▶ _PROMPT_
Retype the whole listing, please, keeping every line exact and dropping the pictures.

▶ _GIVEN DATA_
------------

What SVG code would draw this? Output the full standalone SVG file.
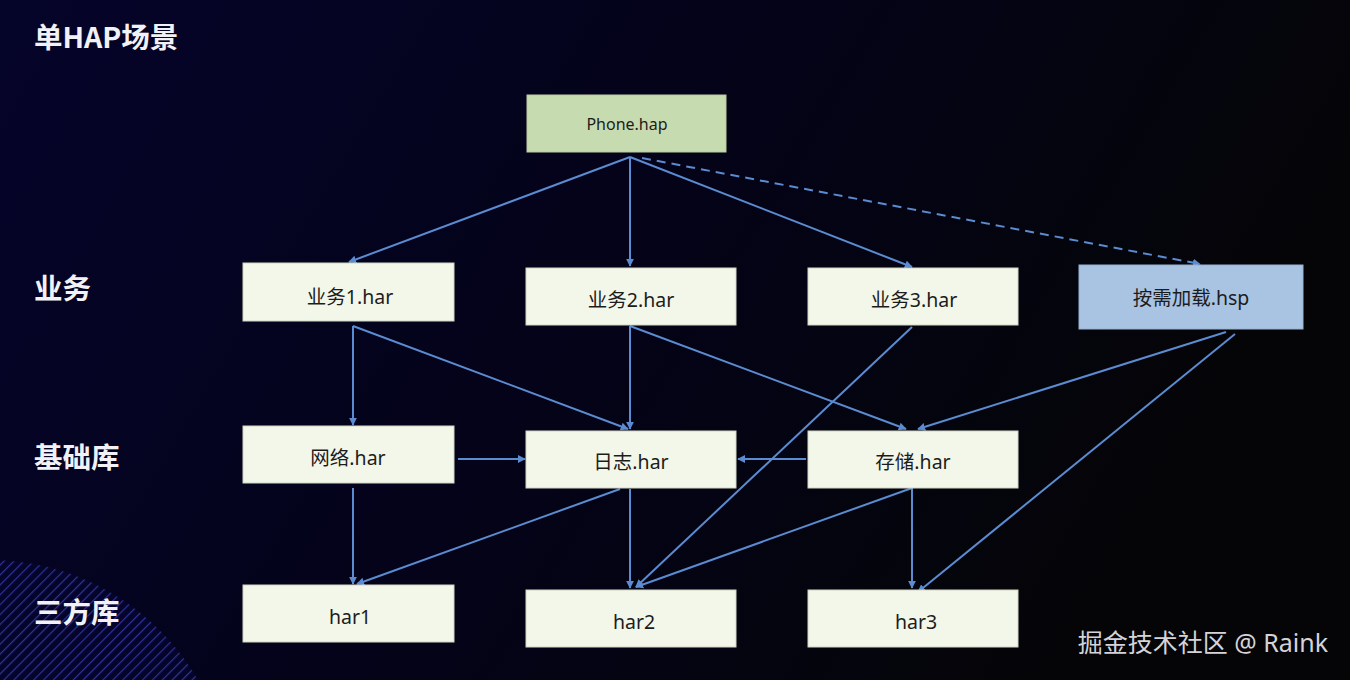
<svg xmlns="http://www.w3.org/2000/svg" width="1350" height="680" viewBox="0 0 1350 680">
<style>
.node{fill:#f3f7ea;stroke:#cfd6c4;stroke-width:1}
.lbl{font-family:"Noto Sans","Noto Sans CJK SC",sans-serif;font-size:19.5px;fill:#1c1c1c;text-anchor:middle}
.side{font-family:"Noto Sans CJK SC","Noto Sans",sans-serif;font-size:28.5px;font-weight:bold;fill:#f2f2f6}
.edge{stroke:#5b8bd0;stroke-width:2;fill:none;marker-end:url(#ah)}
</style>
<defs>
<linearGradient id="bg" x1="0" y1="0" x2="1" y2="0.3">
<stop offset="0" stop-color="#05042a"/>
<stop offset="0.55" stop-color="#040318"/>
<stop offset="1" stop-color="#050507"/>
</linearGradient>
<pattern id="hatch" width="7" height="7" patternUnits="userSpaceOnUse" patternTransform="rotate(45)">
<rect width="7" height="7" fill="#05042a"/>
<line x1="0" y1="0" x2="0" y2="7" stroke="#30329a" stroke-width="2.4"/>
</pattern>
<marker id="ah" viewBox="0 0 10 10" refX="9" refY="5" markerWidth="4" markerHeight="4" orient="auto">
<path d="M0,0 L10,5 L0,10 z" fill="#5b8bd0"/>
</marker>
<clipPath id="cl"><rect width="1350" height="680"/></clipPath>
</defs>
<rect width="1350" height="680" fill="url(#bg)"/>
<circle cx="-10" cy="800" r="240" fill="url(#hatch)" clip-path="url(#cl)"/>

<text class="side" x="34" y="48">单HAP场景</text>
<text class="side" x="34" y="299">业务</text>
<text class="side" x="34" y="468">基础库</text>
<text class="side" x="34" y="623">三方库</text>

<g id="connectors">
<line class="edge" x1="630" y1="157" x2="349" y2="262"/>
<line class="edge" x1="630" y1="157" x2="630" y2="266"/>
<line class="edge" x1="630" y1="157" x2="912" y2="267"/>
<line class="edge" x1="642" y1="158" x2="1200" y2="264" stroke-dasharray="9,6"/>
<line class="edge" x1="353" y1="326" x2="353" y2="425"/>
<line class="edge" x1="353" y1="326" x2="628" y2="429"/>
<line class="edge" x1="630" y1="326" x2="630" y2="429"/>
<line class="edge" x1="630" y1="326" x2="906" y2="429"/>
<line class="edge" x1="912" y1="327" x2="636" y2="587"/>
<line class="edge" x1="1226" y1="332" x2="918" y2="429"/>
<line class="edge" x1="1235" y1="334" x2="918" y2="592"/>
<line class="edge" x1="458" y1="459" x2="525" y2="459"/>
<line class="edge" x1="806" y1="459" x2="738" y2="459"/>
<line class="edge" x1="353" y1="488" x2="353" y2="584"/>
<line class="edge" x1="620" y1="489" x2="357" y2="584"/>
<line class="edge" x1="630" y1="489" x2="630" y2="588"/>
<line class="edge" x1="912" y1="488" x2="636" y2="587"/>
<line class="edge" x1="912" y1="488" x2="912" y2="588"/>
</g>

<g id="phone"><rect x="527" y="95" width="199" height="57" fill="#c7dbb0" stroke="#b9cba2"/><text class="lbl" x="627" y="130" style="font-size:16px">Phone.hap</text></g>
<g id="yw1"><rect class="node" x="243" y="263" width="211" height="58"/><text class="lbl" x="350" y="304">业务1.har</text></g>
<g id="yw2"><rect class="node" x="526" y="268" width="210" height="57"/><text class="lbl" x="631" y="307">业务2.har</text></g>
<g id="yw3"><rect class="node" x="808" y="268" width="210" height="57"/><text class="lbl" x="914" y="307">业务3.har</text></g>
<g id="hsp"><rect x="1079" y="265" width="224" height="64" fill="#a9c3e3" stroke="#98b2d2"/><text class="lbl" x="1191" y="305">按需加载.hsp</text></g>
<g id="net"><rect class="node" x="243" y="426" width="211" height="57"/><text class="lbl" x="348" y="465">网络.har</text></g>
<g id="log"><rect class="node" x="526" y="431" width="210" height="57"/><text class="lbl" x="631" y="469">日志.har</text></g>
<g id="store"><rect class="node" x="808" y="431" width="210" height="57"/><text class="lbl" x="913" y="469">存储.har</text></g>
<g id="har1"><rect class="node" x="243" y="585" width="211" height="57"/><text class="lbl" x="350" y="624">har1</text></g>
<g id="har2"><rect class="node" x="526" y="590" width="210" height="57"/><text class="lbl" x="634" y="629">har2</text></g>
<g id="har3"><rect class="node" x="808" y="590" width="210" height="57"/><text class="lbl" x="916" y="629">har3</text></g>

<text x="1328" y="652" text-anchor="end" style="font-family:'Noto Sans','Noto Sans CJK SC',sans-serif;font-size:25px;fill:#d4d4d8">掘金技术社区 @ Raink</text>
</svg>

------------

▶ _EXPECTED OUTPUT_
What SVG code would draw this? Output the full standalone SVG file.
<svg xmlns="http://www.w3.org/2000/svg" width="1350" height="680" viewBox="0 0 1350 680">
<style>
.node{fill:#f3f7ea;stroke:#cfd6c4;stroke-width:1}
.lbl{font-family:"Noto Sans","Noto Sans CJK SC",sans-serif;font-size:19.5px;fill:#1c1c1c;text-anchor:middle}
.side{font-family:"Noto Sans CJK SC","Noto Sans",sans-serif;font-size:28.5px;font-weight:bold;fill:#f2f2f6}
.edge{stroke:#5b8bd0;stroke-width:2;fill:none;marker-end:url(#ah)}
</style>
<defs>
<linearGradient id="bg" x1="0" y1="0" x2="1" y2="0.3">
<stop offset="0" stop-color="#05042a"/>
<stop offset="0.55" stop-color="#040318"/>
<stop offset="1" stop-color="#050507"/>
</linearGradient>
<pattern id="hatch" width="7" height="7" patternUnits="userSpaceOnUse" patternTransform="rotate(45)">
<rect width="7" height="7" fill="#05042a"/>
<line x1="0" y1="0" x2="0" y2="7" stroke="#30329a" stroke-width="2.4"/>
</pattern>
<marker id="ah" viewBox="0 0 10 10" refX="9" refY="5" markerWidth="4" markerHeight="4" orient="auto">
<path d="M0,0 L10,5 L0,10 z" fill="#5b8bd0"/>
</marker>
<clipPath id="cl"><rect width="1350" height="680"/></clipPath>
</defs>
<rect width="1350" height="680" fill="url(#bg)"/>
<circle cx="-10" cy="800" r="240" fill="url(#hatch)" clip-path="url(#cl)"/>

<text class="side" x="34" y="48">单HAP场景</text>
<text class="side" x="34" y="299">业务</text>
<text class="side" x="34" y="468">基础库</text>
<text class="side" x="34" y="623">三方库</text>

<g id="connectors">
<line class="edge" x1="630" y1="157" x2="349" y2="262"/>
<line class="edge" x1="630" y1="157" x2="630" y2="266"/>
<line class="edge" x1="630" y1="157" x2="912" y2="267"/>
<line class="edge" x1="642" y1="158" x2="1200" y2="264" stroke-dasharray="9,6"/>
<line class="edge" x1="353" y1="326" x2="353" y2="425"/>
<line class="edge" x1="353" y1="326" x2="628" y2="429"/>
<line class="edge" x1="630" y1="326" x2="630" y2="429"/>
<line class="edge" x1="630" y1="326" x2="906" y2="429"/>
<line class="edge" x1="912" y1="327" x2="636" y2="587"/>
<line class="edge" x1="1226" y1="332" x2="918" y2="429"/>
<line class="edge" x1="1235" y1="334" x2="918" y2="592"/>
<line class="edge" x1="458" y1="459" x2="525" y2="459"/>
<line class="edge" x1="806" y1="459" x2="738" y2="459"/>
<line class="edge" x1="353" y1="488" x2="353" y2="584"/>
<line class="edge" x1="620" y1="489" x2="357" y2="584"/>
<line class="edge" x1="630" y1="489" x2="630" y2="588"/>
<line class="edge" x1="912" y1="488" x2="636" y2="587"/>
<line class="edge" x1="912" y1="488" x2="912" y2="588"/>
</g>

<g id="phone"><rect x="527" y="95" width="199" height="57" fill="#c7dbb0" stroke="#b9cba2"/><text class="lbl" x="627" y="130" style="font-size:16px">Phone.hap</text></g>
<g id="yw1"><rect class="node" x="243" y="263" width="211" height="58"/><text class="lbl" x="350" y="304">业务1.har</text></g>
<g id="yw2"><rect class="node" x="526" y="268" width="210" height="57"/><text class="lbl" x="631" y="307">业务2.har</text></g>
<g id="yw3"><rect class="node" x="808" y="268" width="210" height="57"/><text class="lbl" x="914" y="307">业务3.har</text></g>
<g id="hsp"><rect x="1079" y="265" width="224" height="64" fill="#a9c3e3" stroke="#98b2d2"/><text class="lbl" x="1191" y="305">按需加载.hsp</text></g>
<g id="net"><rect class="node" x="243" y="426" width="211" height="57"/><text class="lbl" x="348" y="465">网络.har</text></g>
<g id="log"><rect class="node" x="526" y="431" width="210" height="57"/><text class="lbl" x="631" y="469">日志.har</text></g>
<g id="store"><rect class="node" x="808" y="431" width="210" height="57"/><text class="lbl" x="913" y="469">存储.har</text></g>
<g id="har1"><rect class="node" x="243" y="585" width="211" height="57"/><text class="lbl" x="350" y="624">har1</text></g>
<g id="har2"><rect class="node" x="526" y="590" width="210" height="57"/><text class="lbl" x="634" y="629">har2</text></g>
<g id="har3"><rect class="node" x="808" y="590" width="210" height="57"/><text class="lbl" x="916" y="629">har3</text></g>

<text x="1328" y="652" text-anchor="end" style="font-family:'Noto Sans','Noto Sans CJK SC',sans-serif;font-size:25px;fill:#d4d4d8">掘金技术社区 @ Raink</text>
</svg>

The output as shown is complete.